Tally up the lines where the string "this" appears; reply with the number only.

WORKING DATA —
══════════

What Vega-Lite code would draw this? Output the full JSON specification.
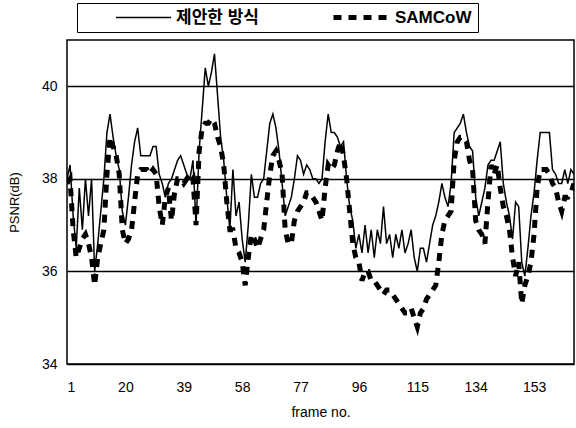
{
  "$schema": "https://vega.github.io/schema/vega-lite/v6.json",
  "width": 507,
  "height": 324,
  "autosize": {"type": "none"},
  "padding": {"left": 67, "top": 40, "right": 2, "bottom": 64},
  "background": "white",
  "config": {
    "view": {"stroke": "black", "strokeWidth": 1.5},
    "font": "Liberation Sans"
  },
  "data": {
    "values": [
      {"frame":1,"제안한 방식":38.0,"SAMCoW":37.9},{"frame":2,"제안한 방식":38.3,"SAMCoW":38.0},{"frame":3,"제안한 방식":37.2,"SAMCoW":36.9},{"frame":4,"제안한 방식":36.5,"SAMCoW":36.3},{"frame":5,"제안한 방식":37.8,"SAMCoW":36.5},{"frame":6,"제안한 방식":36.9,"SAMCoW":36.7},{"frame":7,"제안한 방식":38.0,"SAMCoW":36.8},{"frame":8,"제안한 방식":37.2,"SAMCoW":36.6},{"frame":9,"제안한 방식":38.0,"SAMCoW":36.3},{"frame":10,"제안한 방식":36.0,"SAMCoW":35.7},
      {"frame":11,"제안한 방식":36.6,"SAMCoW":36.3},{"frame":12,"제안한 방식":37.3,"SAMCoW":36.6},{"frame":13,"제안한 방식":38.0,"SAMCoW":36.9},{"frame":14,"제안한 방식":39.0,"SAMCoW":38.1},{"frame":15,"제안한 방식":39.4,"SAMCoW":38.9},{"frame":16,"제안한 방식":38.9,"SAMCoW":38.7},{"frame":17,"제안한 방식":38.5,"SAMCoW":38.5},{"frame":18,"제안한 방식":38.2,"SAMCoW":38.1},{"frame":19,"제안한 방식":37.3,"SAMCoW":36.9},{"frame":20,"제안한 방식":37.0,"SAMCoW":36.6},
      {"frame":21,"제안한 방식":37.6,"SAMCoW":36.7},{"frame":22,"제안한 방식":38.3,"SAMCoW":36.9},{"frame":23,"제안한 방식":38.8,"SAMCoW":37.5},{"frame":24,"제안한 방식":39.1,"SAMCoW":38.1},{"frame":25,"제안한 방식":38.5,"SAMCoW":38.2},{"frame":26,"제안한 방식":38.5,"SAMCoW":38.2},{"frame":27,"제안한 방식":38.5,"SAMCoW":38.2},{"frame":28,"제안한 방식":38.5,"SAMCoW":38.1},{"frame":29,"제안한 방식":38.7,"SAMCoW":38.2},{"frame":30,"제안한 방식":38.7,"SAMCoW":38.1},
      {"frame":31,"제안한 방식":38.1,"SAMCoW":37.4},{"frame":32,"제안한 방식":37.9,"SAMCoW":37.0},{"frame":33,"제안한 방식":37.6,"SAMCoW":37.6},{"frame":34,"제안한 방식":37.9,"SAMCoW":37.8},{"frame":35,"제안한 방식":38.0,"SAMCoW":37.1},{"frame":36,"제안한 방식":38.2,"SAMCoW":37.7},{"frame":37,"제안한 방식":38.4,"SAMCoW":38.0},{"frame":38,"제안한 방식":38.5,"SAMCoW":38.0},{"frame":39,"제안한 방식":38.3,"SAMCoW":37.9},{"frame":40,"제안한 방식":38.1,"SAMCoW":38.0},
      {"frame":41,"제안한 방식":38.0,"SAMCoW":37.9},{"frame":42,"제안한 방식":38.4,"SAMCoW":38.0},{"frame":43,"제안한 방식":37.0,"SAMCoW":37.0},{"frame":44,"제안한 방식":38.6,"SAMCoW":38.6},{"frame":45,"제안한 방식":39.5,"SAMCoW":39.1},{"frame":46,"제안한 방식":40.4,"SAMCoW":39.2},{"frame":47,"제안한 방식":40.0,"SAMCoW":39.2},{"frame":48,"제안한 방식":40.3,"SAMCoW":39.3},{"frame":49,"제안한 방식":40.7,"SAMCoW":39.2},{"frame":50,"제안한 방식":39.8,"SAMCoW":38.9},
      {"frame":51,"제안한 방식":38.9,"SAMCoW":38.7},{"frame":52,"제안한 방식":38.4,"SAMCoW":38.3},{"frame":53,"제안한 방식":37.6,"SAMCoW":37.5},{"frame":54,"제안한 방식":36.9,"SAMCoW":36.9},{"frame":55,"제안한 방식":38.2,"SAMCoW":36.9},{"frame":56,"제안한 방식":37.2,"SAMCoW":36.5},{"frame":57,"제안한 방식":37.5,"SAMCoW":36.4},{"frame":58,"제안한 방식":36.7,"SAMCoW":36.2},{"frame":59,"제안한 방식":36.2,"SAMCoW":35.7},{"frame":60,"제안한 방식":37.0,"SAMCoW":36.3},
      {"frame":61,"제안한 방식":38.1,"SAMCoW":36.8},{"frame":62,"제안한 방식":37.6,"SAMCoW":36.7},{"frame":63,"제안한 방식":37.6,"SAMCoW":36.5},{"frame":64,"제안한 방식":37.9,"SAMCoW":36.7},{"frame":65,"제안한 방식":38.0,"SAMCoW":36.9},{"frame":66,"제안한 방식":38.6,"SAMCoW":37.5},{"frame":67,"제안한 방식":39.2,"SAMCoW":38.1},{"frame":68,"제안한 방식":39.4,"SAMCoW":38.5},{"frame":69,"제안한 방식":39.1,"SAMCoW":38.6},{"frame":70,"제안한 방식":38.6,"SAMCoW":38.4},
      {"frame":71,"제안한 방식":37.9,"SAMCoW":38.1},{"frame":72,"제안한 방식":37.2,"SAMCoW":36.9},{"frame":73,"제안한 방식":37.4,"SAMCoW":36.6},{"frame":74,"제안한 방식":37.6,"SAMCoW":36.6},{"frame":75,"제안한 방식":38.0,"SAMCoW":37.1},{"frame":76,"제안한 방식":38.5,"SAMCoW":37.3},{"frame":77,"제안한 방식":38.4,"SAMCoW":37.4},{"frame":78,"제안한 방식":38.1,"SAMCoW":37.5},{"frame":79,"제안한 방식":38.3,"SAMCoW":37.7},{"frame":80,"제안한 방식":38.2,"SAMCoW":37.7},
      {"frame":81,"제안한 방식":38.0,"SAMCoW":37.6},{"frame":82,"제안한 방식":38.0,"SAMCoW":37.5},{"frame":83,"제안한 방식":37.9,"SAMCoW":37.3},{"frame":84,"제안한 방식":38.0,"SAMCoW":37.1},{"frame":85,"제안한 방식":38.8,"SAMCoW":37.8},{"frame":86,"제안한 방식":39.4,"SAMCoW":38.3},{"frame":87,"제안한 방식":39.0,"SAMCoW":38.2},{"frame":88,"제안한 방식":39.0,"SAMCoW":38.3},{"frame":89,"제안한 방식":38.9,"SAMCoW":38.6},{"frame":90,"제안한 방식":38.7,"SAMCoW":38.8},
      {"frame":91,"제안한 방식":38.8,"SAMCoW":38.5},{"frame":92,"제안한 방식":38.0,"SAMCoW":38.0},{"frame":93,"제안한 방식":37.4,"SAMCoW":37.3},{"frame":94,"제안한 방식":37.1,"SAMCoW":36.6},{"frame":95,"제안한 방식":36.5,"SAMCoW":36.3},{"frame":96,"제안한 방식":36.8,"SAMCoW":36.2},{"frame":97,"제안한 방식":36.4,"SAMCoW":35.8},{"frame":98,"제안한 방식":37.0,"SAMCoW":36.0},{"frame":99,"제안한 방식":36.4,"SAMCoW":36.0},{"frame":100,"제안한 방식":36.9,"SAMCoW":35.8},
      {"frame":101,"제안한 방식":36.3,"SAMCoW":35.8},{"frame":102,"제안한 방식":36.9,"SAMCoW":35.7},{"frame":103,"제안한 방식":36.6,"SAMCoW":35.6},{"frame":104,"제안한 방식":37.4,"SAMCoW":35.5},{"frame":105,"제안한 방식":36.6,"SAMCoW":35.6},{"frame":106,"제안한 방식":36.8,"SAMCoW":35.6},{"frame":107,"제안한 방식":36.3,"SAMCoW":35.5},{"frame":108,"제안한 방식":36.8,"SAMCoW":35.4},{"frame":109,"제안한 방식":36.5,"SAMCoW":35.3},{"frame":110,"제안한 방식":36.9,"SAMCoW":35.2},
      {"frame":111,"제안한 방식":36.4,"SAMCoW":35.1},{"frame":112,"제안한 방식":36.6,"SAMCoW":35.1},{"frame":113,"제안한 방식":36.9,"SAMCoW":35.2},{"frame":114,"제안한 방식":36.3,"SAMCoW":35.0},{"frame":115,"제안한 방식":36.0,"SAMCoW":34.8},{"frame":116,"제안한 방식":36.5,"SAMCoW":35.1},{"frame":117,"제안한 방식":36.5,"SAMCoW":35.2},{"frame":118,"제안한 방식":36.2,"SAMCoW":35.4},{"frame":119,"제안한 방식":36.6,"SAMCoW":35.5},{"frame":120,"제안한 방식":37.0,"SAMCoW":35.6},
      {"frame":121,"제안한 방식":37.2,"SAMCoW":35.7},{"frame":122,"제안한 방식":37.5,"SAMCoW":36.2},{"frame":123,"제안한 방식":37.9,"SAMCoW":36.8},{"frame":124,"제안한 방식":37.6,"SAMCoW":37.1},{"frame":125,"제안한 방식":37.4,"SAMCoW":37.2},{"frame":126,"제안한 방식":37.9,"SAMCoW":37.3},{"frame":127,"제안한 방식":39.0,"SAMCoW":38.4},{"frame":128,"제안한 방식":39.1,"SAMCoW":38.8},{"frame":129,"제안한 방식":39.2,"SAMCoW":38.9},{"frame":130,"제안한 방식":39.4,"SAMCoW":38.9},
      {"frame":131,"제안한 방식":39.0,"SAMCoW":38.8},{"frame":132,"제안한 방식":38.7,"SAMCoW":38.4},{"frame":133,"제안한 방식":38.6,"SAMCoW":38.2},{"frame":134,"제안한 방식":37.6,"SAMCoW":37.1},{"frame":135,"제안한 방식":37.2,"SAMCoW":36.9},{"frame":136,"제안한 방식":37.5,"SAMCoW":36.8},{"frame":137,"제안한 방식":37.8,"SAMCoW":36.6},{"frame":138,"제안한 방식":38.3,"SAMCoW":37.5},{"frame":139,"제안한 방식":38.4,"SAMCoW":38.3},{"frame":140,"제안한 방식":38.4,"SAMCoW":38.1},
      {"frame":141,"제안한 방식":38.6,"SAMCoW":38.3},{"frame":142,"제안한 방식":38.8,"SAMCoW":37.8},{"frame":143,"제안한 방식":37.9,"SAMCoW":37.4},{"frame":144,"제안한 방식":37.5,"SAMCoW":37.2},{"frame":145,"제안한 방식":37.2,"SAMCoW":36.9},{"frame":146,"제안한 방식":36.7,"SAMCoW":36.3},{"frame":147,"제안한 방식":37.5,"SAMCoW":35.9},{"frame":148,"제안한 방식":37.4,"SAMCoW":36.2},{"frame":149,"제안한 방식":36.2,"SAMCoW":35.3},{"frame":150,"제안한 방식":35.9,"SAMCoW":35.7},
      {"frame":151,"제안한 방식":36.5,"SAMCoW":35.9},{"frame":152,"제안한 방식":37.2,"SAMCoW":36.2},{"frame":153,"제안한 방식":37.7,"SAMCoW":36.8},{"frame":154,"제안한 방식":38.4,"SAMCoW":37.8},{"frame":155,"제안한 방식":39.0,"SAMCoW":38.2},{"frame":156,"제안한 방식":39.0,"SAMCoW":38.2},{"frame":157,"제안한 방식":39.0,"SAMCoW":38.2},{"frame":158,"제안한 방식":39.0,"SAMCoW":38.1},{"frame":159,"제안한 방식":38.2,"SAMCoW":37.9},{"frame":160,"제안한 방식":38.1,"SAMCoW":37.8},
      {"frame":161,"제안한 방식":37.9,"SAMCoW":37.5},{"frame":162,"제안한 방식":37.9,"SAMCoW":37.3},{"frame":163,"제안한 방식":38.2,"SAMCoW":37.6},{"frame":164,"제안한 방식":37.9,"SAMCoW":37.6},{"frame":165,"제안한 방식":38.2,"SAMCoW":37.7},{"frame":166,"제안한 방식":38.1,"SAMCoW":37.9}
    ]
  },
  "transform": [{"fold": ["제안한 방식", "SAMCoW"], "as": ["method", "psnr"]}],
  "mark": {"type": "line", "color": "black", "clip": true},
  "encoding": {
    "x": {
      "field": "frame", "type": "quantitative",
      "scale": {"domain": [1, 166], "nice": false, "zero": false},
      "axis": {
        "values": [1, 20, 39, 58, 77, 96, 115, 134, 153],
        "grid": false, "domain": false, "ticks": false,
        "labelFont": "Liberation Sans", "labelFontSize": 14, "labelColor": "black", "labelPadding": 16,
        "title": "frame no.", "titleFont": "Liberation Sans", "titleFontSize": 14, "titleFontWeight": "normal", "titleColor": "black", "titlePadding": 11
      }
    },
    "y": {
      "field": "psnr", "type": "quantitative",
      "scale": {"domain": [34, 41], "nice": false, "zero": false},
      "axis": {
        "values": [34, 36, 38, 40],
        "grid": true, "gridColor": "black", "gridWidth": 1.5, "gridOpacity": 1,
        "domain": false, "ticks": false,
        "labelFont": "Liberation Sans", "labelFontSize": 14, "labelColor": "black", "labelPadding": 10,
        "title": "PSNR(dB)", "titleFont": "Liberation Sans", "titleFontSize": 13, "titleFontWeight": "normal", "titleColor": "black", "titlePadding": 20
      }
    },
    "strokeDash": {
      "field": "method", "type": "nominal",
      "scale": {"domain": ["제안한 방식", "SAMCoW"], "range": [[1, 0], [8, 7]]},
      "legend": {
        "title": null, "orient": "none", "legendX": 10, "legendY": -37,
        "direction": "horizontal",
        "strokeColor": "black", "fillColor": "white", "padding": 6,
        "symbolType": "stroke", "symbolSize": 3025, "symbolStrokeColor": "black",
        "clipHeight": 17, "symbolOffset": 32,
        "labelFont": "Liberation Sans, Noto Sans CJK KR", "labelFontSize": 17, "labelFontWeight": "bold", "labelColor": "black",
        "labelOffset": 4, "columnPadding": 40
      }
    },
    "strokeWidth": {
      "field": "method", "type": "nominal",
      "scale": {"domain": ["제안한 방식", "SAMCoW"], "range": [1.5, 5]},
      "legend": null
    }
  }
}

══════════

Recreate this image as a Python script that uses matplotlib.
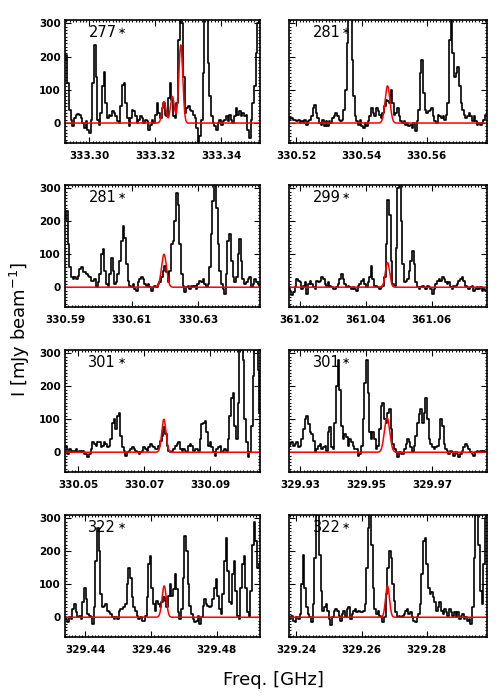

══════════

FINISHED EXERCISE — 2